A tendência populista do pensamento anarquista, com sua crença nas possibilidades de autonomia, auto-organização e cooperação, reconheceu, entre outras coisas, que os camponeses, artesãos e trabalhadores eram, eles próprios, pensadores políticos. Eles tinham seus próprios objetivos, valores e práticas, que qualquer sistema político ignorava por sua conta e risco. Esse respeito básico pela agência das não elites parece ter sido traído não apenas pelos Estados, mas também pela prática da ciência social. É comum atribuir às elites valores específicos, um senso de história, gostos estéticos e até mesmo rudimentos de uma filosofia política. A análise política das não elites, por outro lado, é frequentemente conduzida, por assim dizer, pelas costas. Sua “política” é lida a partir de seu perfil estatístico: de “fatos” como renda, ocupação, anos de escolaridade, propriedade, residência, raça, etnia e religião.
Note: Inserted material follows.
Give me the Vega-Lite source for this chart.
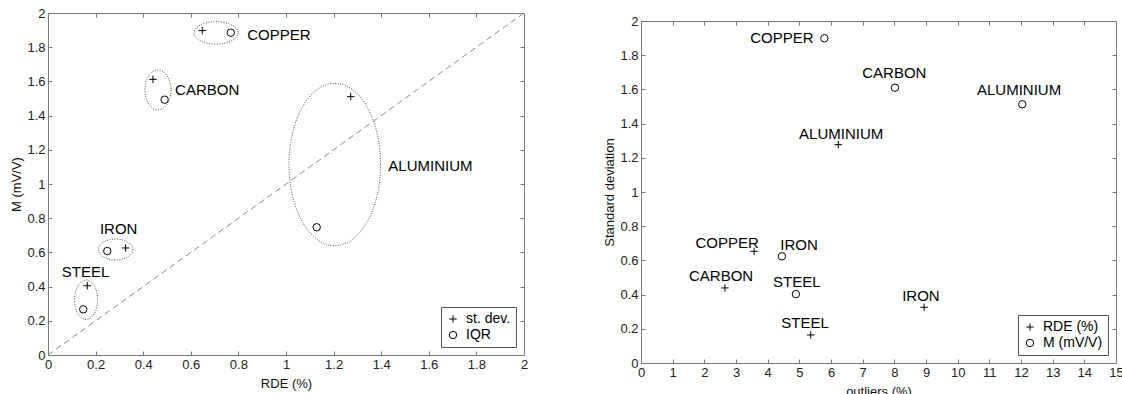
{
  "$schema": "https://vega.github.io/schema/vega-lite/v6.json",
  "background": "white",
  "padding": {"left": 10, "top": 6, "right": 0, "bottom": 0},
  "spacing": 74,
  "datasets": {
    "diag": [{"x": 0, "y": 0}, {"x": 2, "y": 2}],
    "spacer": [{"k": 0}],
    "left_points": [
      {"material": "COPPER", "stat": "st. dev.", "RDE": 0.648, "M": 1.897},
      {"material": "COPPER", "stat": "IQR", "RDE": 0.768, "M": 1.885},
      {"material": "CARBON", "stat": "st. dev.", "RDE": 0.441, "M": 1.612},
      {"material": "CARBON", "stat": "IQR", "RDE": 0.49, "M": 1.493},
      {"material": "ALUMINIUM", "stat": "st. dev.", "RDE": 1.272, "M": 1.511},
      {"material": "ALUMINIUM", "stat": "IQR", "RDE": 1.129, "M": 0.747},
      {"material": "IRON", "stat": "st. dev.", "RDE": 0.326, "M": 0.626},
      {"material": "IRON", "stat": "IQR", "RDE": 0.249, "M": 0.608},
      {"material": "STEEL", "stat": "st. dev.", "RDE": 0.165, "M": 0.405},
      {"material": "STEEL", "stat": "IQR", "RDE": 0.148, "M": 0.267}
    ],
    "left_groups": [
      {"material": "COPPER", "cx": 0.706, "cy": 1.884, "lx": 0.837, "ly": 1.871},
      {"material": "CARBON", "cx": 0.462, "cy": 1.55, "lx": 0.534, "ly": 1.551},
      {"material": "ALUMINIUM", "cx": 1.205, "cy": 1.114, "lx": 1.43, "ly": 1.107},
      {"material": "IRON", "cx": 0.284, "cy": 0.617, "lx": 0.218, "ly": 0.737},
      {"material": "STEEL", "cx": 0.16, "cy": 0.323, "lx": 0.058, "ly": 0.484}
    ],
    "right_points": [
      {"material": "COPPER", "stat": "M (mV/V)", "outliers": 5.79, "sd": 1.899, "lx": 4.45, "ly": 1.899},
      {"material": "ALUMINIUM", "stat": "RDE (%)", "outliers": 6.23, "sd": 1.277, "lx": 6.32, "ly": 1.339},
      {"material": "CARBON", "stat": "M (mV/V)", "outliers": 8.02, "sd": 1.61, "lx": 8.0, "ly": 1.696},
      {"material": "ALUMINIUM", "stat": "M (mV/V)", "outliers": 12.04, "sd": 1.513, "lx": 11.94, "ly": 1.595},
      {"material": "COPPER", "stat": "RDE (%)", "outliers": 3.57, "sd": 0.653, "lx": 2.72, "ly": 0.704},
      {"material": "IRON", "stat": "M (mV/V)", "outliers": 4.45, "sd": 0.624, "lx": 4.99, "ly": 0.69},
      {"material": "CARBON", "stat": "RDE (%)", "outliers": 2.65, "sd": 0.439, "lx": 2.53, "ly": 0.509},
      {"material": "STEEL", "stat": "M (mV/V)", "outliers": 4.89, "sd": 0.403, "lx": 4.92, "ly": 0.475},
      {"material": "STEEL", "stat": "RDE (%)", "outliers": 5.36, "sd": 0.164, "lx": 5.18, "ly": 0.234},
      {"material": "IRON", "stat": "RDE (%)", "outliers": 8.94, "sd": 0.326, "lx": 8.84, "ly": 0.39}
    ]
  },
  "hconcat": [
    {
      "width": 476,
      "height": 342,
      "layer": [
        {
          "data": {"name": "diag"},
          "mark": {"type": "line", "color": "#8a8a8a", "strokeDash": [6, 4], "strokeWidth": 1},
          "encoding": {
            "x": {"field": "x", "type": "quantitative", "scale": {"domain": [0, 2], "nice": false},
                  "axis": {"orient": "top", "labels": false, "title": null, "domain": false, "values": [0, 0.2, 0.4, 0.6, 0.8, 1, 1.2, 1.4, 1.6, 1.8, 2]}},
            "y": {"field": "y", "type": "quantitative", "scale": {"domain": [0, 2], "nice": false},
                  "axis": {"orient": "right", "labels": false, "title": null, "domain": false, "values": [0, 0.2, 0.4, 0.6, 0.8, 1, 1.2, 1.4, 1.6, 1.8, 2]}}
          }
        },
        {
          "data": {"name": "left_groups"},
          "mark": {"type": "point", "filled": false, "color": "#555555", "strokeWidth": 1, "strokeDash": [1, 1.5], "size": 40000, "opacity": 1},
          "encoding": {
            "x": {"field": "cx", "type": "quantitative", "scale": {"domain": [0, 2], "nice": false}, "axis": null},
            "y": {"field": "cy", "type": "quantitative", "scale": {"domain": [0, 2], "nice": false}, "axis": null},
            "shape": {"field": "material", "type": "nominal", "legend": null,
              "scale": {"domain": ["COPPER", "CARBON", "ALUMINIUM", "IRON", "STEEL"],
                "range": [
                  "M 0.22 0 C 0.22 0.0619 0.1215 0.112 0 0.112 C -0.1215 0.112 -0.22 0.0619 -0.22 0 C -0.22 -0.0619 -0.1215 -0.112 0 -0.112 C 0.1215 -0.112 0.22 -0.0619 0.22 0 Z",
                  "M 0.13 0 C 0.13 0.1105 0.0718 0.2 0 0.2 C -0.0718 0.2 -0.13 0.1105 -0.13 0 C -0.13 -0.1105 -0.0718 -0.2 0 -0.2 C 0.0718 -0.2 0.13 -0.1105 0.13 0 Z",
                  "M 0.458 0 C 0.458 0.4485 0.253 0.812 0 0.812 C -0.253 0.812 -0.458 0.4485 -0.458 0 C -0.458 -0.4485 -0.253 -0.812 0 -0.812 C 0.253 -0.812 0.458 -0.4485 0.458 0 Z",
                  "M 0.173 0 C 0.173 0.058 0.0955 0.105 0 0.105 C -0.0955 0.105 -0.173 0.058 -0.173 0 C -0.173 -0.058 -0.0955 -0.105 0 -0.105 C 0.0955 -0.105 0.173 -0.058 0.173 0 Z",
                  "M 0.115 0 C 0.115 0.1094 0.0635 0.198 0 0.198 C -0.0635 0.198 -0.115 0.1094 -0.115 0 C -0.115 -0.1094 -0.0635 -0.198 0 -0.198 C 0.0635 -0.198 0.115 -0.1094 0.115 0 Z"
                ]}}
          }
        },
        {
          "data": {"name": "left_groups"},
          "mark": {"type": "text", "align": "left", "baseline": "middle", "fontSize": 15, "font": "Liberation Sans", "color": "#000000"},
          "encoding": {
            "x": {"field": "lx", "type": "quantitative", "scale": {"domain": [0, 2], "nice": false}, "axis": null},
            "y": {"field": "ly", "type": "quantitative", "scale": {"domain": [0, 2], "nice": false}, "axis": null},
            "text": {"field": "material", "type": "nominal"}
          }
        },
        {
          "data": {"name": "left_points"},
          "mark": {"type": "point", "filled": false, "color": "#000000", "strokeWidth": 1, "size": 55, "opacity": 1},
          "encoding": {
            "x": {"field": "RDE", "type": "quantitative", "scale": {"domain": [0, 2], "nice": false},
                  "axis": {"title": "RDE (%)", "format": "~g", "values": [0, 0.2, 0.4, 0.6, 0.8, 1, 1.2, 1.4, 1.6, 1.8, 2]}},
            "y": {"field": "M", "type": "quantitative", "scale": {"domain": [0, 2], "nice": false},
                  "axis": {"title": "M (mV/V)", "format": "~g", "values": [0, 0.2, 0.4, 0.6, 0.8, 1, 1.2, 1.4, 1.6, 1.8, 2]}},
            "shape": {"field": "stat", "type": "nominal",
              "scale": {"domain": ["st. dev.", "IQR"], "range": ["M -1 0 L 1 0 M 0 -1 L 0 1", "circle"]},
              "legend": {"orient": "bottom-right", "title": null}}
          }
        }
      ],
      "resolve": {"axis": {"x": "independent", "y": "independent"}, "scale": {"shape": "independent"}}
    },
    {
      "spacing": 0,
      "vconcat": [
        {
          "width": 475,
          "height": 1,
          "data": {"name": "spacer"},
          "mark": {"type": "point", "opacity": 0, "size": 0},
          "view": {"stroke": null}
        },
        {
          "width": 475,
          "height": 342,
          "data": {"name": "right_points"},
          "layer": [
            {
              "mark": {"type": "point", "opacity": 0},
              "encoding": {
                "x": {"field": "outliers", "type": "quantitative", "scale": {"domain": [0, 15], "nice": false},
                      "axis": {"orient": "top", "labels": false, "title": null, "domain": false, "values": [0, 1, 2, 3, 4, 5, 6, 7, 8, 9, 10, 11, 12, 13, 14, 15]}},
                "y": {"field": "sd", "type": "quantitative", "scale": {"domain": [0, 2], "nice": false},
                      "axis": {"orient": "right", "labels": false, "title": null, "domain": false, "values": [0, 0.2, 0.4, 0.6, 0.8, 1, 1.2, 1.4, 1.6, 1.8, 2]}}
              }
            },
            {
              "mark": {"type": "text", "align": "center", "baseline": "middle", "fontSize": 15, "font": "Liberation Sans", "color": "#000000"},
              "encoding": {
                "x": {"field": "lx", "type": "quantitative", "scale": {"domain": [0, 15], "nice": false}, "axis": null},
                "y": {"field": "ly", "type": "quantitative", "scale": {"domain": [0, 2], "nice": false}, "axis": null},
                "text": {"field": "material", "type": "nominal"}
              }
            },
            {
              "mark": {"type": "point", "filled": false, "color": "#000000", "strokeWidth": 1, "size": 55, "opacity": 1},
              "encoding": {
                "x": {"field": "outliers", "type": "quantitative", "scale": {"domain": [0, 15], "nice": false},
                      "axis": {"title": "outliers (%)", "format": "~g", "values": [0, 1, 2, 3, 4, 5, 6, 7, 8, 9, 10, 11, 12, 13, 14, 15]}},
                "y": {"field": "sd", "type": "quantitative", "scale": {"domain": [0, 2], "nice": false},
                      "axis": {"title": "Standard deviation", "format": "~g", "values": [0, 0.2, 0.4, 0.6, 0.8, 1, 1.2, 1.4, 1.6, 1.8, 2]}},
                "shape": {"field": "stat", "type": "nominal",
                  "scale": {"domain": ["RDE (%)", "M (mV/V)"], "range": ["M -1 0 L 1 0 M 0 -1 L 0 1", "circle"]},
                  "legend": {"orient": "bottom-right", "title": null}}
              }
            }
          ],
          "resolve": {"axis": {"x": "independent", "y": "independent"}}
        }
      ],
      "resolve": {"scale": {"shape": "independent"}, "legend": {"shape": "independent"}}
    }
  ],
  "resolve": {"scale": {"shape": "independent"}, "legend": {"shape": "independent"}},
  "config": {
    "font": "Liberation Sans",
    "view": {"stroke": "#7a7a7a", "strokeWidth": 1},
    "axis": {
      "grid": false,
      "domainColor": "#7a7a7a",
      "tickColor": "#7a7a7a",
      "tickSize": -4,
      "labelPadding": 7,
      "labelFont": "Liberation Sans",
      "labelFontSize": 13,
      "labelColor": "#222222",
      "titleFont": "Liberation Sans",
      "titleFontSize": 13,
      "titleFontWeight": "normal",
      "titleColor": "#111111",
      "titlePadding": 3,
      "labelFlush": false,
      "labelOverlap": false
    },
    "axisX": {"titlePadding": 6},
    "legend": {
      "strokeColor": "#555555",
      "fillColor": "white",
      "padding": 5,
      "offset": 8,
      "labelFont": "Liberation Sans",
      "labelFontSize": 14,
      "labelColor": "#000000",
      "symbolSize": 55,
      "symbolStrokeColor": "#000000",
      "symbolStrokeWidth": 1,
      "symbolFillColor": "transparent",
      "rowPadding": 2,
      "labelOffset": 6
    }
  }
}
Essa é uma prática que a maioria dos cientistas sociais jamais consideraria minimamente adequada para o estudo das elites. É curiosamente semelhante às rotinas do Estado e ao autoritarismo de esquerda ao tratar o público não pertencente à elite e as “massas” como cifras de suas características socioeconômicas, cujas necessidades e visão de mundo podem ser entendidas como uma soma vetorial de calorias recebidas, dinheiro, rotinas de trabalho, padrões de consumo e comportamento de voto no passado. Não é que esses fatores não sejam relevantes. O que é inadmissível, tanto moral quanto cientificamente, é a arrogância que pretende entender o comportamento dos agentes humanos sem, por um momento, ouvir sistematicamente como eles entendem o que estão fazendo e como se explicam. Novamente, não é que essas autoexplicações sejam transparentes e nem que não tenham omissões estratégicas e motivos ocultos - elas não são mais transparentes do que as autoexplicações das elites.

A meu ver, o trabalho da ciência social é fornecer, provisoriamente, a melhor explicação do comportamento com base em todas as evidências disponíveis, incluindo especialmente as explicações dos agentes deliberativos e intencionais cujo comportamento está sendo examinado. A noção de que a visão que o agente tem da situação é irrelevante para essa explicação é absurda. O conhecimento válido da situação do agente é simplesmente inconcebível sem ele. Ninguém defendeu melhor a fenomenologia da ação humana do que John Dunn:

Se quisermos entender as outras pessoas e nos propusermos a afirmar que de fato o fizemos, é imprudente e rude não prestar atenção ao que elas dizem… O que não podemos fazer corretamente é afirmar que entendemos ele [um agente] ou sua ação melhor do que ele mesmo, sem acesso às melhores descrições que ele é capaz de oferecer.[6]

Qualquer outra coisa equivale a cometer um crime de ciência social nas costas dos atores da história.